### Instruction
All of the lines below are to be printed again exactly; images are excluded from the output.

### Provided material
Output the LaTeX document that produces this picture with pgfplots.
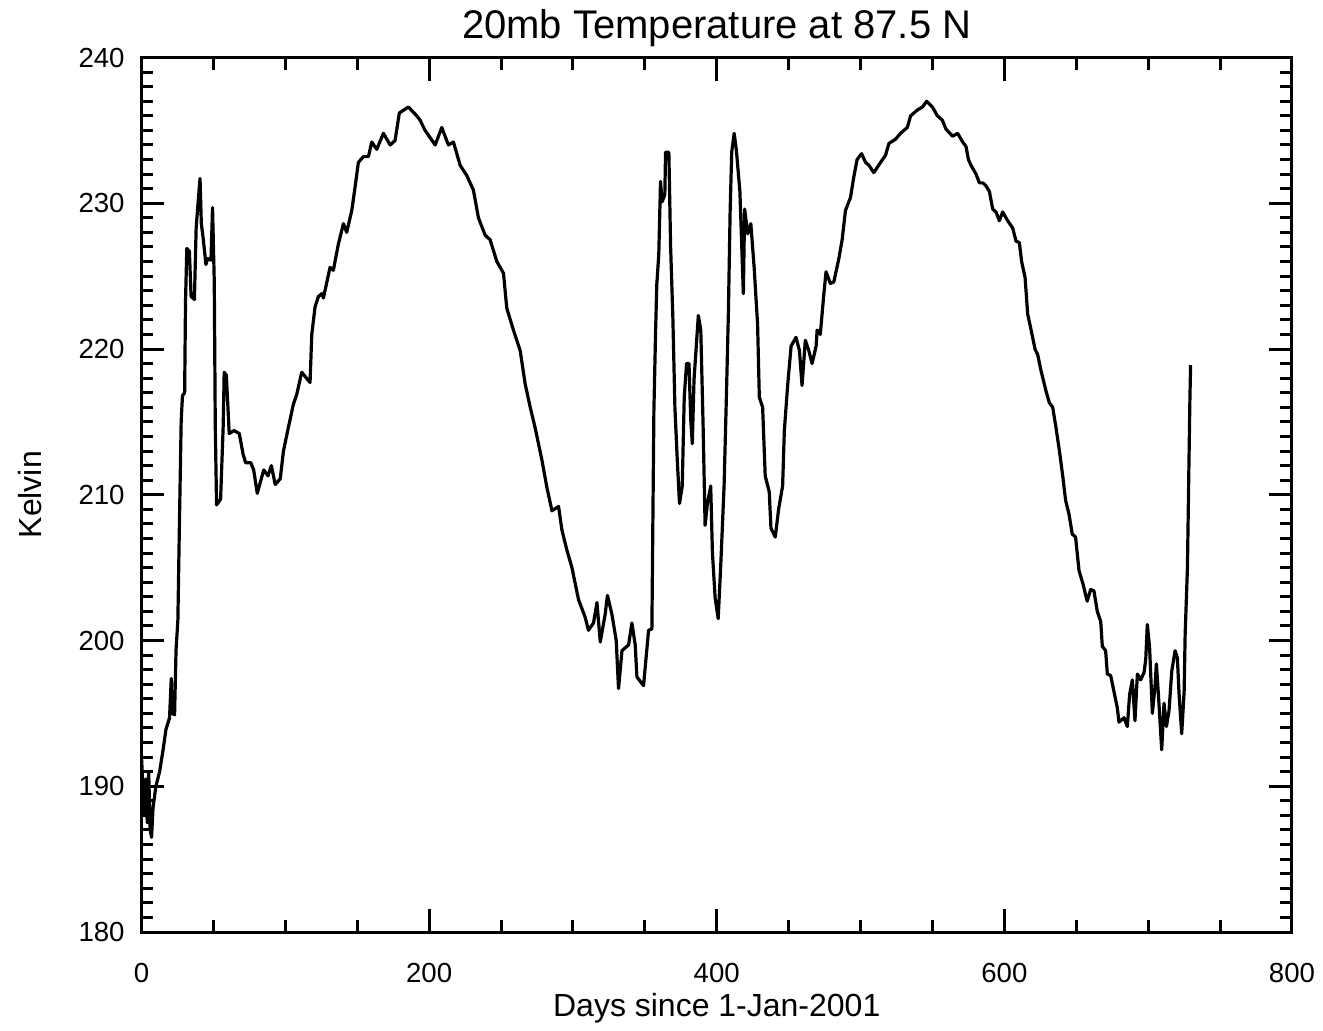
\documentclass[border=0pt]{standalone}
\usepackage{fontspec}
\setmainfont{Liberation Sans}
\usepackage{pgfplots}
\pgfplotsset{compat=1.18}

\begin{document}
\begin{tikzpicture}
\begin{axis}[
  scale only axis,
  width=575.25pt, height=437.25pt,
  xmin=0, xmax=800, ymin=180, ymax=240,
  xtick={0,200,...,800}, ytick={180,190,...,240},
  minor x tick num=3, minor y tick num=9,
  tick align=inside,
  major tick length=11.5pt, minor tick length=6pt,
  every tick/.style={black, line width=1.5pt},
  axis line style={line width=1.5pt},
  /pgf/number format/assume math mode=true,
  /pgf/number format/1000 sep={},
  tick label style={font=\fontsize{13.8}{16}\selectfont, inner sep=0pt},
  xticklabel style={anchor=base, yshift=-25pt},
  yticklabel style={anchor=east, xshift=-8.25pt},
  title={20mb Temperature at 87.5 N},
  title style={at={(axis description cs:0.5,1.0223)}, anchor=base, yshift=-6pt, inner sep=0pt,
    font=\fontsize{20}{24}\selectfont},
  xlabel={Days since 1-Jan-2001},
  xlabel style={at={(axis description cs:0.5,-0.0961)}, anchor=base, inner sep=0pt,
    font=\fontsize{16}{19}\selectfont},
  ylabel={Kelvin},
  ylabel style={at={(axis description cs:-0.0969,0.5)}, anchor=center, inner sep=0pt,
    font=\fontsize{16}{19}\selectfont},
]
\coordinate (O) at (rel axis cs:0,0);
\addplot[black, line width=1.6pt, line join=round, no marks] coordinates {
(0,192) (2,188) (3,190.5) (4,187.5) (5,191) (6,187) (7,186.5) (8,188.5)
(10,190) (12.6,191) (15,192.5) (17,193.9) (19.5,194.7) (20.7,197.4) (21.5,195)
(23,194.9) (24,199.3) (25.3,201.4) (26.4,208.2) (27.6,215.1) (28.5,216.8) (30,217)
(30.6,223.2) (31.5,226.9) (33.3,226.7) (34.5,223.6) (36.8,223.4) (38,228.3)
(39,229.6) (40.7,231.7) (41.6,228.6) (43,227.5) (44.8,225.8) (46,226.2) (48.3,226.1)
(49.4,229.7) (50.6,224.6) (51.3,214.7) (52.2,209.3) (55,209.7) (56.8,214.7)
(57.5,218.4) (59,218.2) (61,214.2) (64.4,214.4) (68,214.2) (70.6,212.8) (72.4,212.2)
(76,212.2) (78,211.7) (80.5,210.1) (85,211.7) (88,211.3) (90.3,212) (93,210.7)
(96.5,211.1) (98.7,213) (102.1,214.6) (105.6,216.2) (108,216.9) (111.4,218.4)
(117.2,217.7) (118.4,221) (120.7,222.9) (123,223.6) (125.4,223.8) (126.5,223.5)
(131.1,225.6) (133.4,225.4) (136.9,227.2) (140.4,228.6) (142.7,228) (146.2,229.5)
(148.5,231.1) (150.8,232.8) (154.3,233.2) (157.8,233.2) (160.1,234.2) (163.6,233.7)
(168.2,234.8) (172.9,234) (176.3,234.3) (179.3,236.2) (185.6,236.6) (191.4,236)
(193.7,235.7) (197.2,235) (204.2,234) (208.8,235.2) (213.4,234) (216.9,234.2)
(221.6,232.6) (226.2,231.9) (230.8,230.9) (234.3,229) (239,227.8) (242.4,227.5)
(247.1,226) (251.7,225.2) (254,222.8) (258.6,221.3) (263.3,219.9) (266.8,217.6)
(270.3,216) (273.7,214.6) (278.4,212.4) (281.9,210.5) (285.4,208.9) (290,209.2)
(292.3,207.6) (295.8,206.2) (299.3,205) (303.9,202.8) (308.5,201.6) (310.8,200.7)
(314.3,201.2) (316.7,202.6) (319,199.9) (322.4,201.8) (324,203.1) (327.1,201.8)
(330.1,200) (331.7,196.7) (334.1,199.3) (338.7,199.7) (341,201.2) (343.3,199.7)
(344.5,197.5) (349.1,196.9) (352.6,200.7) (354.9,200.8) (355.5,207.3) (356.3,215.8)
(357.5,221.3) (358.3,224.4) (359.7,226.5) (360.9,231.5) (362,230.1) (363.9,230.6)
(364.4,233.5) (366.7,233.5) (367.9,227.1) (369.5,222.1) (370.9,216) (372.5,212.5)
(374.1,209.4) (376,210.6) (377.4,216.7) (379,219) (380.7,219) (381.9,215.2)
(383,213.5) (384.2,217.9) (387.2,222.3) (388.9,221.3) (390.5,214.8) (391.9,207.9)
(393.5,209.4) (395.8,210.6) (397,206) (398.9,202.9) (401,201.5) (402.8,205.2)
(405.1,210.6) (406.7,216.7) (408.1,222.5) (409.3,229.4) (410.4,233.5) (412.1,234.8)
(413.7,233.6) (416.1,230.8) (417.5,226.7) (418.5,223.8) (419.4,229.6) (421.5,227.9)
(423.7,228.6) (426,225.6) (428.4,221.7) (429.6,216.7) (431.9,216) (433.7,211.3)
(436.5,210.2) (437.7,207.7) (440.7,207.1) (443,209) (445.8,210.6) (447,214.4)
(449.3,217.5) (451.7,220.2) (455.1,220.8) (457.5,219.9) (459.3,217.5) (461.6,220.6)
(464,219.9) (466.3,219) (469.1,220.2) (469.8,221.3) (472,221) (474.4,223.7)
(476,225.3) (479,224.5) (481.4,224.6) (484.9,226.2) (487.2,227.5) (489.5,229.5)
(493,230.4) (495.3,231.8) (497.6,233) (500.7,233.4) (503.5,232.8) (505.9,232.6)
(509.2,232.1) (513.9,232.8) (517.4,233.3) (519.7,234.1) (524.4,234.4) (527.8,234.8)
(532.5,235.2) (534.8,236) (539.5,236.4) (543,236.6) (546,237) (550,236.6)
(553.4,236) (556.9,235.7) (559.3,235.1) (564,234.6) (567.5,234.8) (571,234.2)
(573.3,233.9) (575,233) (576.8,232.6) (580.3,232) (582.6,231.4) (585,231.4)
(587.2,231.2) (589.6,230.8) (591.9,229.6) (594.2,229.4) (596.5,228.8) (598.8,229.4)
(602.3,228.8) (605.8,228.3) (608.1,227.4) (610.4,227.3) (612,226) (614.4,224.9)
(616.2,222.4) (618.6,221.3) (621.3,220) (623.2,219.6) (625.5,218.5) (629,217.1)
(631.3,216.3) (633.6,216) (635.9,214.6) (638.3,213) (640.7,211.2) (642.6,209.6)
(644.9,208.7) (647.2,207.3) (649.5,207.1) (651.9,204.8) (654.6,203.9) (657.6,202.7)
(660,203.5) (662.3,203.4) (664.6,202) (667,201.3) (668.1,199.6) (670.4,199.3)
(671.6,197.7) (673.9,197.6) (676.2,196.5) (678.5,195.4) (679.7,194.4) (683.2,194.7)
(685.5,194.1) (687.1,196.3) (689,197.3) (690.8,194.5) (692.5,197.7) (694.8,197.3)
(697.1,197.8) (698.3,198.7) (699.4,201.1) (701,199.5) (702.9,195) (704.7,196.8)
(705.7,198.4) (707.1,196.3) (709.4,192.5) (711,195.7) (712.7,194.1) (714.5,195.2)
(716.4,197.9) (718.7,199.3) (720.3,198.8) (721.5,196.3) (723.3,193.6) (725,196.5)
(725.7,200.4) (727.3,205) (728,209.8) (729,216.5) (729.5,218.9)
};
\end{axis}
\pgfresetboundingbox
\path[use as bounding box] (O) ++(-70.75pt,-49pt) rectangle ++(661.5pt,515pt);
\end{tikzpicture}
\end{document}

### Exercise answer
Output the LaTeX document that produces this picture with pgfplots.
\documentclass[border=0pt]{standalone}
\usepackage{fontspec}
\setmainfont{Liberation Sans}
\usepackage{pgfplots}
\pgfplotsset{compat=1.18}

\begin{document}
\begin{tikzpicture}
\begin{axis}[
  scale only axis,
  width=575.25pt, height=437.25pt,
  xmin=0, xmax=800, ymin=180, ymax=240,
  xtick={0,200,...,800}, ytick={180,190,...,240},
  minor x tick num=3, minor y tick num=9,
  tick align=inside,
  major tick length=11.5pt, minor tick length=6pt,
  every tick/.style={black, line width=1.5pt},
  axis line style={line width=1.5pt},
  /pgf/number format/assume math mode=true,
  /pgf/number format/1000 sep={},
  tick label style={font=\fontsize{13.8}{16}\selectfont, inner sep=0pt},
  xticklabel style={anchor=base, yshift=-25pt},
  yticklabel style={anchor=east, xshift=-8.25pt},
  title={20mb Temperature at 87.5 N},
  title style={at={(axis description cs:0.5,1.0223)}, anchor=base, yshift=-6pt, inner sep=0pt,
    font=\fontsize{20}{24}\selectfont},
  xlabel={Days since 1-Jan-2001},
  xlabel style={at={(axis description cs:0.5,-0.0961)}, anchor=base, inner sep=0pt,
    font=\fontsize{16}{19}\selectfont},
  ylabel={Kelvin},
  ylabel style={at={(axis description cs:-0.0969,0.5)}, anchor=center, inner sep=0pt,
    font=\fontsize{16}{19}\selectfont},
]
\coordinate (O) at (rel axis cs:0,0);
\addplot[black, line width=1.6pt, line join=round, no marks] coordinates {
(0,192) (2,188) (3,190.5) (4,187.5) (5,191) (6,187) (7,186.5) (8,188.5)
(10,190) (12.6,191) (15,192.5) (17,193.9) (19.5,194.7) (20.7,197.4) (21.5,195)
(23,194.9) (24,199.3) (25.3,201.4) (26.4,208.2) (27.6,215.1) (28.5,216.8) (30,217)
(30.6,223.2) (31.5,226.9) (33.3,226.7) (34.5,223.6) (36.8,223.4) (38,228.3)
(39,229.6) (40.7,231.7) (41.6,228.6) (43,227.5) (44.8,225.8) (46,226.2) (48.3,226.1)
(49.4,229.7) (50.6,224.6) (51.3,214.7) (52.2,209.3) (55,209.7) (56.8,214.7)
(57.5,218.4) (59,218.2) (61,214.2) (64.4,214.4) (68,214.2) (70.6,212.8) (72.4,212.2)
(76,212.2) (78,211.7) (80.5,210.1) (85,211.7) (88,211.3) (90.3,212) (93,210.7)
(96.5,211.1) (98.7,213) (102.1,214.6) (105.6,216.2) (108,216.9) (111.4,218.4)
(117.2,217.7) (118.4,221) (120.7,222.9) (123,223.6) (125.4,223.8) (126.5,223.5)
(131.1,225.6) (133.4,225.4) (136.9,227.2) (140.4,228.6) (142.7,228) (146.2,229.5)
(148.5,231.1) (150.8,232.8) (154.3,233.2) (157.8,233.2) (160.1,234.2) (163.6,233.7)
(168.2,234.8) (172.9,234) (176.3,234.3) (179.3,236.2) (185.6,236.6) (191.4,236)
(193.7,235.7) (197.2,235) (204.2,234) (208.8,235.2) (213.4,234) (216.9,234.2)
(221.6,232.6) (226.2,231.9) (230.8,230.9) (234.3,229) (239,227.8) (242.4,227.5)
(247.1,226) (251.7,225.2) (254,222.8) (258.6,221.3) (263.3,219.9) (266.8,217.6)
(270.3,216) (273.7,214.6) (278.4,212.4) (281.9,210.5) (285.4,208.9) (290,209.2)
(292.3,207.6) (295.8,206.2) (299.3,205) (303.9,202.8) (308.5,201.6) (310.8,200.7)
(314.3,201.2) (316.7,202.6) (319,199.9) (322.4,201.8) (324,203.1) (327.1,201.8)
(330.1,200) (331.7,196.7) (334.1,199.3) (338.7,199.7) (341,201.2) (343.3,199.7)
(344.5,197.5) (349.1,196.9) (352.6,200.7) (354.9,200.8) (355.5,207.3) (356.3,215.8)
(357.5,221.3) (358.3,224.4) (359.7,226.5) (360.9,231.5) (362,230.1) (363.9,230.6)
(364.4,233.5) (366.7,233.5) (367.9,227.1) (369.5,222.1) (370.9,216) (372.5,212.5)
(374.1,209.4) (376,210.6) (377.4,216.7) (379,219) (380.7,219) (381.9,215.2)
(383,213.5) (384.2,217.9) (387.2,222.3) (388.9,221.3) (390.5,214.8) (391.9,207.9)
(393.5,209.4) (395.8,210.6) (397,206) (398.9,202.9) (401,201.5) (402.8,205.2)
(405.1,210.6) (406.7,216.7) (408.1,222.5) (409.3,229.4) (410.4,233.5) (412.1,234.8)
(413.7,233.6) (416.1,230.8) (417.5,226.7) (418.5,223.8) (419.4,229.6) (421.5,227.9)
(423.7,228.6) (426,225.6) (428.4,221.7) (429.6,216.7) (431.9,216) (433.7,211.3)
(436.5,210.2) (437.7,207.7) (440.7,207.1) (443,209) (445.8,210.6) (447,214.4)
(449.3,217.5) (451.7,220.2) (455.1,220.8) (457.5,219.9) (459.3,217.5) (461.6,220.6)
(464,219.9) (466.3,219) (469.1,220.2) (469.8,221.3) (472,221) (474.4,223.7)
(476,225.3) (479,224.5) (481.4,224.6) (484.9,226.2) (487.2,227.5) (489.5,229.5)
(493,230.4) (495.3,231.8) (497.6,233) (500.7,233.4) (503.5,232.8) (505.9,232.6)
(509.2,232.1) (513.9,232.8) (517.4,233.3) (519.7,234.1) (524.4,234.4) (527.8,234.8)
(532.5,235.2) (534.8,236) (539.5,236.4) (543,236.6) (546,237) (550,236.6)
(553.4,236) (556.9,235.7) (559.3,235.1) (564,234.6) (567.5,234.8) (571,234.2)
(573.3,233.9) (575,233) (576.8,232.6) (580.3,232) (582.6,231.4) (585,231.4)
(587.2,231.2) (589.6,230.8) (591.9,229.6) (594.2,229.4) (596.5,228.8) (598.8,229.4)
(602.3,228.8) (605.8,228.3) (608.1,227.4) (610.4,227.3) (612,226) (614.4,224.9)
(616.2,222.4) (618.6,221.3) (621.3,220) (623.2,219.6) (625.5,218.5) (629,217.1)
(631.3,216.3) (633.6,216) (635.9,214.6) (638.3,213) (640.7,211.2) (642.6,209.6)
(644.9,208.7) (647.2,207.3) (649.5,207.1) (651.9,204.8) (654.6,203.9) (657.6,202.7)
(660,203.5) (662.3,203.4) (664.6,202) (667,201.3) (668.1,199.6) (670.4,199.3)
(671.6,197.7) (673.9,197.6) (676.2,196.5) (678.5,195.4) (679.7,194.4) (683.2,194.7)
(685.5,194.1) (687.1,196.3) (689,197.3) (690.8,194.5) (692.5,197.7) (694.8,197.3)
(697.1,197.8) (698.3,198.7) (699.4,201.1) (701,199.5) (702.9,195) (704.7,196.8)
(705.7,198.4) (707.1,196.3) (709.4,192.5) (711,195.7) (712.7,194.1) (714.5,195.2)
(716.4,197.9) (718.7,199.3) (720.3,198.8) (721.5,196.3) (723.3,193.6) (725,196.5)
(725.7,200.4) (727.3,205) (728,209.8) (729,216.5) (729.5,218.9)
};
\end{axis}
\pgfresetboundingbox
\path[use as bounding box] (O) ++(-70.75pt,-49pt) rectangle ++(661.5pt,515pt);
\end{tikzpicture}
\end{document}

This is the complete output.